Micron Announces Proposed $500 Million Offering of Senior Notes
BOISE, Idaho, Jan. 31, 2014 (GLOBE NEWSWIRE) — Micron Technology, Inc., (Nasdaq:MU) today announced that it intends to offer, subject to market and other considerations, $500 million aggregate principal amount of senior notes due 2022 (the “Notes”) through an offering to qualified institutional buyers pursuant to Rule 144A under the Securities Act of 1933, as amended (the “Securities Act”), and outside the United States to non-U.S. persons pursuant to Regulation S under the Securities Act.

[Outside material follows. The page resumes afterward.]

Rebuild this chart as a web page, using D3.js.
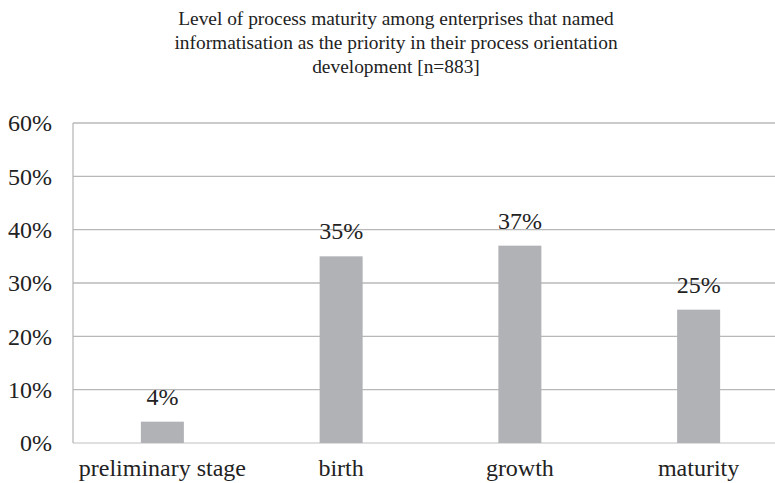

The interest rate, redemption provisions and other terms of the Notes will be determined by negotiations between Micron and the initial purchasers.
Micron intends to use the net proceeds from this offering to pay a portion of the costs of extinguishing its obligations with respect to its outstanding 1.875% convertible senior notes due 2014 (the “2014 Notes”), which may include payments in settlement of conversions of, or to repurchase or redeem, the 2014 Notes. Earlier today, Micron gave notice to holders of the 2014 Notes that their notes will be redeemed on March 3, 2014, except to the extent such notes are converted or repurchased by Micron prior to such date.
This announcement does not constitute an offer to sell or a solicitation of an offer to buy any of the foregoing securities, nor shall there be any offer, solicitation or sale in any state or jurisdiction in which such an offer, solicitation or sale would be unlawful.
The Notes have not been registered under the Securities Act or any state securities laws and may not be offered or sold in the United States absent registration or an applicable exemption from such registration requirements.